_Records from a data source_.
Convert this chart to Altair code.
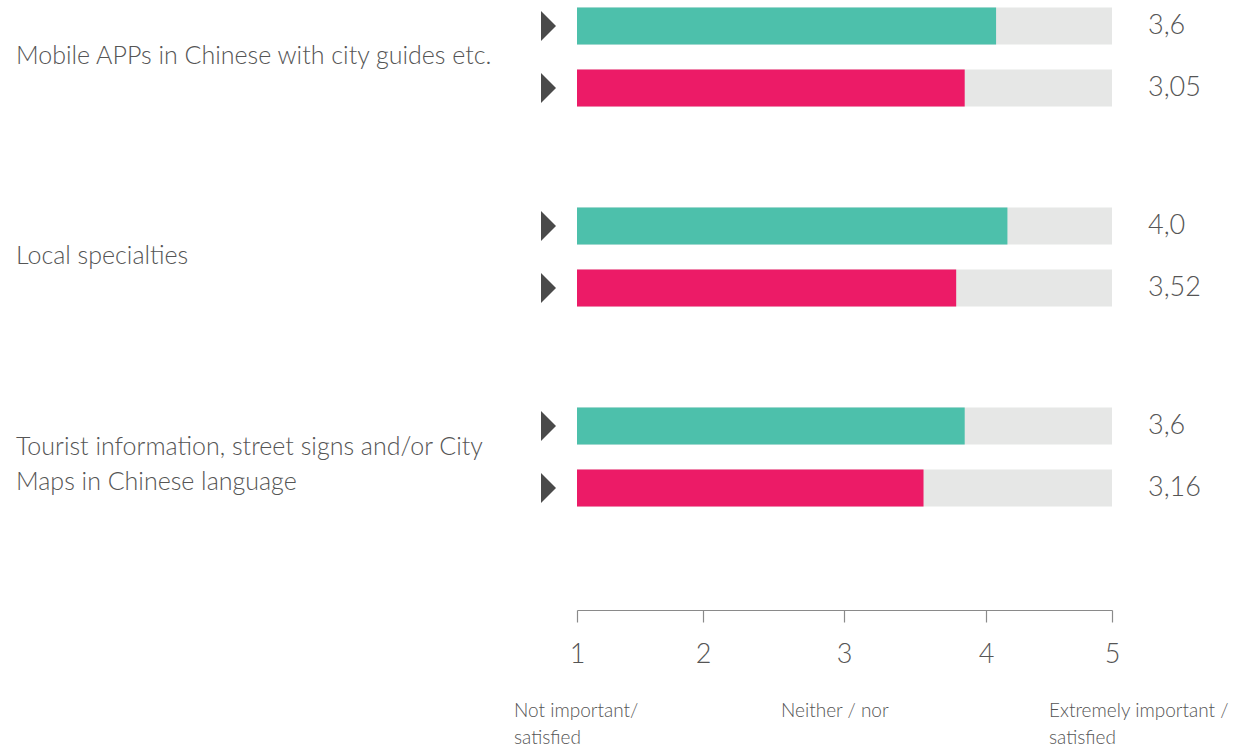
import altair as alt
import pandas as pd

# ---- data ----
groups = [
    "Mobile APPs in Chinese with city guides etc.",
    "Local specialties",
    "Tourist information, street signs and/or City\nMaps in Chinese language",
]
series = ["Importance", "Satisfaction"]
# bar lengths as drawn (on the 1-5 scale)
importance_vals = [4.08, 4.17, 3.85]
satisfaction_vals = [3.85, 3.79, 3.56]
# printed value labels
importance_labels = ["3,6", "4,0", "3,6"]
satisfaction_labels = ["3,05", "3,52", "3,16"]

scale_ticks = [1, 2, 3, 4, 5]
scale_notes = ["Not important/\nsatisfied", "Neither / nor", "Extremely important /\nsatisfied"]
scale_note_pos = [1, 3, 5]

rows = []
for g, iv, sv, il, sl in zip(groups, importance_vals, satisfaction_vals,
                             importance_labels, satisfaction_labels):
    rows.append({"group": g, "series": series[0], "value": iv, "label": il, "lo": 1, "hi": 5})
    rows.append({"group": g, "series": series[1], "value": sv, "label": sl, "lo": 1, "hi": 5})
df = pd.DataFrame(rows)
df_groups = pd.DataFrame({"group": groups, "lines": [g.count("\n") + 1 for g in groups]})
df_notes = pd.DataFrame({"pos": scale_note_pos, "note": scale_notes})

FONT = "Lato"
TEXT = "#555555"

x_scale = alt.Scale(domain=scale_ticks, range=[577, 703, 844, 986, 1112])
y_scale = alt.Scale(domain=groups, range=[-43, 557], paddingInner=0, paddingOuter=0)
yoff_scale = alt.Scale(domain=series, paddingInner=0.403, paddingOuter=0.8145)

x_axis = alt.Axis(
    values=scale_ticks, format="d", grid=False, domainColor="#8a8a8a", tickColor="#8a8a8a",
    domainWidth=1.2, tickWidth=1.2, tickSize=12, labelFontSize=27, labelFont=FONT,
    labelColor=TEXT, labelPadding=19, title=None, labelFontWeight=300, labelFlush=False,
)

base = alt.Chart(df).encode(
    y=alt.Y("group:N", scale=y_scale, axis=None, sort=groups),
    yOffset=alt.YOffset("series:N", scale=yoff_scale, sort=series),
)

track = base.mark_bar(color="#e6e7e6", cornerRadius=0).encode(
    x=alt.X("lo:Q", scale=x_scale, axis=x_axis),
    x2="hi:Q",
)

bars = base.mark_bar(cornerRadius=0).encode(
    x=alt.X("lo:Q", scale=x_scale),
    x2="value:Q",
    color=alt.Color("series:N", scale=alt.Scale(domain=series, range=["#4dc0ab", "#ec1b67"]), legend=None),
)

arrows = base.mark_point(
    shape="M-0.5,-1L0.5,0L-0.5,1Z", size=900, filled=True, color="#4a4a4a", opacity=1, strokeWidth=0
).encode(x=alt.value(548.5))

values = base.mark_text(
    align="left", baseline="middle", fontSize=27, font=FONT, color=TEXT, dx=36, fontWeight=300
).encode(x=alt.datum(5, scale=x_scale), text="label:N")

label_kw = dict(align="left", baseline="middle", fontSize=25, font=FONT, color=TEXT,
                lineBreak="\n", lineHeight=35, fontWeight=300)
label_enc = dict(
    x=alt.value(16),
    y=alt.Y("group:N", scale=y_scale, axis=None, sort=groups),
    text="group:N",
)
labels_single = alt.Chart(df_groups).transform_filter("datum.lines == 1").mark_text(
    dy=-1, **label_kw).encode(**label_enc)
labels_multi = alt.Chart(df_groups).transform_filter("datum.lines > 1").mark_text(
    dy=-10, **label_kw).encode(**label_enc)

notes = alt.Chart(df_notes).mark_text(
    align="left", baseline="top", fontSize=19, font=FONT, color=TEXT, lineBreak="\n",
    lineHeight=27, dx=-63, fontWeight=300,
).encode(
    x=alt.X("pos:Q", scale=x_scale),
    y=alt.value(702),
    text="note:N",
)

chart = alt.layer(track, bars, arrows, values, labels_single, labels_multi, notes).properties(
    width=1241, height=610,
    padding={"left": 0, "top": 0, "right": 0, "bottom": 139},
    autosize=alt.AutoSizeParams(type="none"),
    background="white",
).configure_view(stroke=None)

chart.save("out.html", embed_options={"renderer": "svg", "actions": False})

...

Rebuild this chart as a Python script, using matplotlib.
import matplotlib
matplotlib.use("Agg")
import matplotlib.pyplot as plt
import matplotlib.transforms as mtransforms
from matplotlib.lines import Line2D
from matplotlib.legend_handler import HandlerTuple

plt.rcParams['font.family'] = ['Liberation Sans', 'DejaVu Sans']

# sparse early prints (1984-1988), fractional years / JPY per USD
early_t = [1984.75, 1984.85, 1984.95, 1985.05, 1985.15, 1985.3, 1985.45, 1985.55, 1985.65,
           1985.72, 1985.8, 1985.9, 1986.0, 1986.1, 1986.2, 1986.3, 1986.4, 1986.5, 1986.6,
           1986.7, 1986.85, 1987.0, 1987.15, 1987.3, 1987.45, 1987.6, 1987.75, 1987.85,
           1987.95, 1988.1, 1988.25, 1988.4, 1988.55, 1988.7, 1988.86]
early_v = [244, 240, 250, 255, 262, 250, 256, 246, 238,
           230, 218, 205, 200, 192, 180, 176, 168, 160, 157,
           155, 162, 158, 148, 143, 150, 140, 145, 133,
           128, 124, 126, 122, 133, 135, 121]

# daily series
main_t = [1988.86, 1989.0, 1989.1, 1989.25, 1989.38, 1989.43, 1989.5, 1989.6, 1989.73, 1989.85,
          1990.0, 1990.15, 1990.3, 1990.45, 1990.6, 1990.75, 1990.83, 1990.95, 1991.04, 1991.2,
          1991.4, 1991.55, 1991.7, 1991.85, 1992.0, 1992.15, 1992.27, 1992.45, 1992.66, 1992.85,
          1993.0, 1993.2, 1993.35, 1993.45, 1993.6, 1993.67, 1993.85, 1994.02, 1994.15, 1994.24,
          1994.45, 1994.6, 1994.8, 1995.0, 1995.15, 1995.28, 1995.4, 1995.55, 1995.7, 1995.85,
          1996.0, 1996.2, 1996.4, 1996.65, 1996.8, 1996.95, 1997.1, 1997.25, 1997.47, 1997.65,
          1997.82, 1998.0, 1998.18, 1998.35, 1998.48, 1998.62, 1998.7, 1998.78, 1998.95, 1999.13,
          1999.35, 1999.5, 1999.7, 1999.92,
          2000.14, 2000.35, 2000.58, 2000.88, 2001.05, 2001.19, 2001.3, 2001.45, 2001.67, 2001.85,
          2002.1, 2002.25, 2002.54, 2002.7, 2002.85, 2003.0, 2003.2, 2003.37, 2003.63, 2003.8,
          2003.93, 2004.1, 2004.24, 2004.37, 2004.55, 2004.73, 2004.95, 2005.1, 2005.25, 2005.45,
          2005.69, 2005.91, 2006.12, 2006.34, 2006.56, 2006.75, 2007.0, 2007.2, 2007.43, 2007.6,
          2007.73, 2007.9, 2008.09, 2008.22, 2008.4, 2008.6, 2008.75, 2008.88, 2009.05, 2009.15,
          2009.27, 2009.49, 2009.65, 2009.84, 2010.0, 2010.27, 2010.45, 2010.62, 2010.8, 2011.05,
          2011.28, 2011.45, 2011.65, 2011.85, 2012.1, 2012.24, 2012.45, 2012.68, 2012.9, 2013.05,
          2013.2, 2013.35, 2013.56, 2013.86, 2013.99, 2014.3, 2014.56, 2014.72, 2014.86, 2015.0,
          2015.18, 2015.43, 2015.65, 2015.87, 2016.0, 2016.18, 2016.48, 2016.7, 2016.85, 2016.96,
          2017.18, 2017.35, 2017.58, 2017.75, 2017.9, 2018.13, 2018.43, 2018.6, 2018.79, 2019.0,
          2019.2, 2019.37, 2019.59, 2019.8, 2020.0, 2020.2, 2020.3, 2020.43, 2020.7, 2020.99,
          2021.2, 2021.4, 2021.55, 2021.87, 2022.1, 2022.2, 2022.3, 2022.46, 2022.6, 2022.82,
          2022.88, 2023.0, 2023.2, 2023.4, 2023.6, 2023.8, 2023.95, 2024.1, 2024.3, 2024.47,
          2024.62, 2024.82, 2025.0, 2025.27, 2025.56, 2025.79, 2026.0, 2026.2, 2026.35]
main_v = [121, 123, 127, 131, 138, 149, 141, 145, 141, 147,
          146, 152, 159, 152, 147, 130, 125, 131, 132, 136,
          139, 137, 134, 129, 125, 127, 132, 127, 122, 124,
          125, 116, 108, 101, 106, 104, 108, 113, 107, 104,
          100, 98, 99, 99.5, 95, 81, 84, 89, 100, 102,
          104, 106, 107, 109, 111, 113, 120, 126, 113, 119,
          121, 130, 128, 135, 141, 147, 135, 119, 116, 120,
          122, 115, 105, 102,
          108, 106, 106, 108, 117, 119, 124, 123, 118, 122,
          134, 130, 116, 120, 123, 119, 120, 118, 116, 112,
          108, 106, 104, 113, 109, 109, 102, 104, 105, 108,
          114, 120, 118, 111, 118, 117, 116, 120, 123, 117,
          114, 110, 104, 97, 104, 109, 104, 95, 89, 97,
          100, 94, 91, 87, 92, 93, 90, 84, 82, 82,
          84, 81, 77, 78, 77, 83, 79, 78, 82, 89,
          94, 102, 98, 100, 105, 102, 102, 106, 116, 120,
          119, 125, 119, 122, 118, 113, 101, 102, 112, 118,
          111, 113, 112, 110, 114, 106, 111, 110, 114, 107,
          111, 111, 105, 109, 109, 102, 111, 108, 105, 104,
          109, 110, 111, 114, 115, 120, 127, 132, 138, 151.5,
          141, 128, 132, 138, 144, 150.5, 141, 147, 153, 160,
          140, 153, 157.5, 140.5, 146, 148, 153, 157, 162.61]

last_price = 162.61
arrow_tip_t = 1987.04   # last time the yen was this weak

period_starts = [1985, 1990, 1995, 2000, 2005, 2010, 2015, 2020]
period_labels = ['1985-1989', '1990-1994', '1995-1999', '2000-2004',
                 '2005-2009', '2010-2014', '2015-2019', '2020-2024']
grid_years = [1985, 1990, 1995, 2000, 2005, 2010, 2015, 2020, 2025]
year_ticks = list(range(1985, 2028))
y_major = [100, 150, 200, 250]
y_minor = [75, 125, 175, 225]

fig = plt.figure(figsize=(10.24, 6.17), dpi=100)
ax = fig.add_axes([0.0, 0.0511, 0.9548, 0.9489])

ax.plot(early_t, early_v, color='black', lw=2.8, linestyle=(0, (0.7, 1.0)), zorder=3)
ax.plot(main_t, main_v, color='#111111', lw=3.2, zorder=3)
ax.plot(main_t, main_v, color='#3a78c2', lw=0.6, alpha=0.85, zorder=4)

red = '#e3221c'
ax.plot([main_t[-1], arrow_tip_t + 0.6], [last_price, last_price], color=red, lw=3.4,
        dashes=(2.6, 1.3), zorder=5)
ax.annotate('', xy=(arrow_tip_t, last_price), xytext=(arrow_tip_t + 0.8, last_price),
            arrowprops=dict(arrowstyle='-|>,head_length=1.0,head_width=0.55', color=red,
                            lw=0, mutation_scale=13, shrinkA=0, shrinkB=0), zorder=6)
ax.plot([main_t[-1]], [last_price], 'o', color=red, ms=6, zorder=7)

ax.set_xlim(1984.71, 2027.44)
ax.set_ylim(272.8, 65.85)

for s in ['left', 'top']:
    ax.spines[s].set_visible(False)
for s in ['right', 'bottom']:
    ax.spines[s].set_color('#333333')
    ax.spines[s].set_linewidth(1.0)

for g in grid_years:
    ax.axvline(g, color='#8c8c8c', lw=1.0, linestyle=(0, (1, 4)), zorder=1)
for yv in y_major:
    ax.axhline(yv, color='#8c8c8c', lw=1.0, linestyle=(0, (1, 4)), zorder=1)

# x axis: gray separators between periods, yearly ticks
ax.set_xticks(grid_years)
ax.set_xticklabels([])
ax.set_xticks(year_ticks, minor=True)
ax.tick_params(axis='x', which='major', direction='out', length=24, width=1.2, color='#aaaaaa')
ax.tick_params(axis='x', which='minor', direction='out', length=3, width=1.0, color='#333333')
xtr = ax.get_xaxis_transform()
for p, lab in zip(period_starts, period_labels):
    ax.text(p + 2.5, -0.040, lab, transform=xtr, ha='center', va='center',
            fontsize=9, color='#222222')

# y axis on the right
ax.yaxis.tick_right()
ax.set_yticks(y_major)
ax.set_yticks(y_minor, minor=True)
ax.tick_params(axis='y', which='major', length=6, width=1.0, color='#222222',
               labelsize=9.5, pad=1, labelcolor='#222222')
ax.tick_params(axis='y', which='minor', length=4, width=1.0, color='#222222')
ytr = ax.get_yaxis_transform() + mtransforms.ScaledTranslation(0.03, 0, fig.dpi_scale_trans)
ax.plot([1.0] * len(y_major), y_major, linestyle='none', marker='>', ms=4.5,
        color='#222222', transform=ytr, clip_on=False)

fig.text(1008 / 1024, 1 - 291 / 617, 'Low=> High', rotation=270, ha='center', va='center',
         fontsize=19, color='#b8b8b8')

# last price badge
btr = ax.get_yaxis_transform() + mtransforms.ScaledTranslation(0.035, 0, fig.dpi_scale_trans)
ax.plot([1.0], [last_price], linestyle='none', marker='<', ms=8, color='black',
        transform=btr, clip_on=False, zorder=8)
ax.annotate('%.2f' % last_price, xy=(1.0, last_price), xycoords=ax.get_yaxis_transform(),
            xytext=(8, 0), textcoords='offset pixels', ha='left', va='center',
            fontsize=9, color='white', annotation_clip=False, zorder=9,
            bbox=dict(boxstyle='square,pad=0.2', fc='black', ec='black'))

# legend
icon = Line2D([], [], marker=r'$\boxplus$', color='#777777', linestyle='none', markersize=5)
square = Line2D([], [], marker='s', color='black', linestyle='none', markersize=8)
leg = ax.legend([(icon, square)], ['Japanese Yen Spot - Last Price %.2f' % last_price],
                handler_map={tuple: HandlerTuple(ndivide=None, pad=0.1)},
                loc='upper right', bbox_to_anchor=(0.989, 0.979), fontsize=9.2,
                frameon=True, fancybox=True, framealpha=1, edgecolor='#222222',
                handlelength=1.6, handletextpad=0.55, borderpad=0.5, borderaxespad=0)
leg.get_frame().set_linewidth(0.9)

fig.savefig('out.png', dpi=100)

---

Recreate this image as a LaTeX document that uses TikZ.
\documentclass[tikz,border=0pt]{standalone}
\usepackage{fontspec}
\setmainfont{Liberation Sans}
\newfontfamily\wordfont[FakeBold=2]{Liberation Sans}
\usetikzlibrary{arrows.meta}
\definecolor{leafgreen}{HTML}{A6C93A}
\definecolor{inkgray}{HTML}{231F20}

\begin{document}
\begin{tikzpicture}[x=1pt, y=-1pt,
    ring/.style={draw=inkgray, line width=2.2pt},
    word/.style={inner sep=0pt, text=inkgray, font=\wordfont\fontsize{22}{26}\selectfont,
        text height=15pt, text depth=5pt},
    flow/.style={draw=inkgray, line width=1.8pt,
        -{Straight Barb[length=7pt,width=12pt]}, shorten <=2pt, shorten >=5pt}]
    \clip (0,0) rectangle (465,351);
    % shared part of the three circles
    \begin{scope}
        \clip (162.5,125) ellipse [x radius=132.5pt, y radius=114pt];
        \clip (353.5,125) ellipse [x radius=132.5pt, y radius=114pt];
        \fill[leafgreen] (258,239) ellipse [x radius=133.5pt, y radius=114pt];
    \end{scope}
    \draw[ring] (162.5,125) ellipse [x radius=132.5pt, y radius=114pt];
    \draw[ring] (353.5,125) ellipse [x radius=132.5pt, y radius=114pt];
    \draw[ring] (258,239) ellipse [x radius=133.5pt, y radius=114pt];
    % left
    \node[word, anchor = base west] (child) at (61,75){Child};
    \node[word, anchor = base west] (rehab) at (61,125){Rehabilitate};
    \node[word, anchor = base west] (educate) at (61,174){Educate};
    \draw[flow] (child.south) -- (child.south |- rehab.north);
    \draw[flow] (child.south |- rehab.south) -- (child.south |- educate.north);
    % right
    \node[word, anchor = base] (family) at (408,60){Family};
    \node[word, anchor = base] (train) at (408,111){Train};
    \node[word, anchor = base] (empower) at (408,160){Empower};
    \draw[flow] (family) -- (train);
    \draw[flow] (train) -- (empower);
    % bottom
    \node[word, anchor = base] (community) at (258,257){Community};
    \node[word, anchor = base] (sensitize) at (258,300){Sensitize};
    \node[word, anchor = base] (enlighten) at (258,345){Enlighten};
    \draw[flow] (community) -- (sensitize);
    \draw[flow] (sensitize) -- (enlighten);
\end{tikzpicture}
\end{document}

_Task_. Repeat exactly the lines from the one that contains "Rebuild this chart" through the one that contains "plt.rcParams['font.family'] = ['Liberation", and only those.

_Correct response_.
Rebuild this chart as a Python script, using matplotlib.
import matplotlib
matplotlib.use("Agg")
import matplotlib.pyplot as plt
import matplotlib.transforms as mtransforms
from matplotlib.lines import Line2D
from matplotlib.legend_handler import HandlerTuple

plt.rcParams['font.family'] = ['Liberation Sans', 'DejaVu Sans']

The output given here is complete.